Nel caso della cedolare secca, va però aggiunto che, se si andasse nella direzione discussa in questi giorni, beneficerebbero dell’imposta agevolata anche gli esercizi commerciali, oggi esclusi. «Invece di sottolineare (e festeggiare) che questa scelta significa introdurre la cedolare secca sugli immobili commerciali (e su tutti quelli a uso diverso da quello abitativo) – una richiesta storica del mondo immobiliare – si è preferito spargere terrore sul fatto che l’aliquota ridotta sarà drammaticamente superiore al 10 per cento, cosa che nessuno ha mai detto», ha commentato il 12 aprile in un’intervista con Verità e Affari il presidente della Commissione Finanze della Camera Luigi Marattin (Italia viva).  

Tiriamo le somme

Ricapitolando: per quanto riguarda la tassazione sui risparmi e gli affitti, cifre certe ancora non ce ne sono. Tra l’altro, secondo fonti stampa, nella bozza di accordo del disegno di legge raggiunta prima dello stop dell’esame alla Camera, era stata aggiunta la disposizione che dalla riforma del fisco «non deve derivare un incremento della pressione tributaria rispetto a quella derivante dall’applicazione della legislazione vigente». Insomma, un tentativo di ribadire che la riforma del fisco non dovrà portare un aumento complessivo delle imposte.
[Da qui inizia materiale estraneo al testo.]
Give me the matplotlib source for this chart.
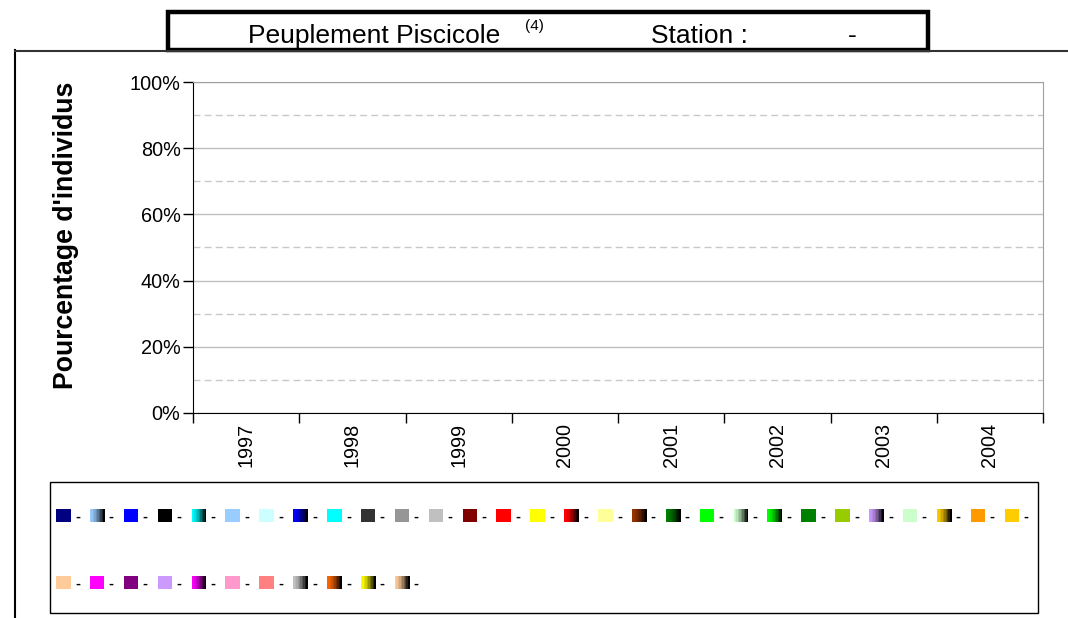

In ogni caso, anche se si trovasse un accordo per proseguire con l’esame del disegno di legge delega, i tempi per una riforma del fisco sarebbero ancora lunghi. Dopo un’ipotetica approvazione della Camera, il testo dovrà infatti passare anche dal Senato. E dalla data di entrata in vigore della legge, il governo avrebbe poi 18 mesi di tempo – se non ci saranno altre divisioni interne – per approvare i cosiddetti “decreti legislativi”, ossia i provvedimenti con cui intervenire concretamente sui vari aspetti del sistema fiscale, seguendo le linee tracciate in Parlamento.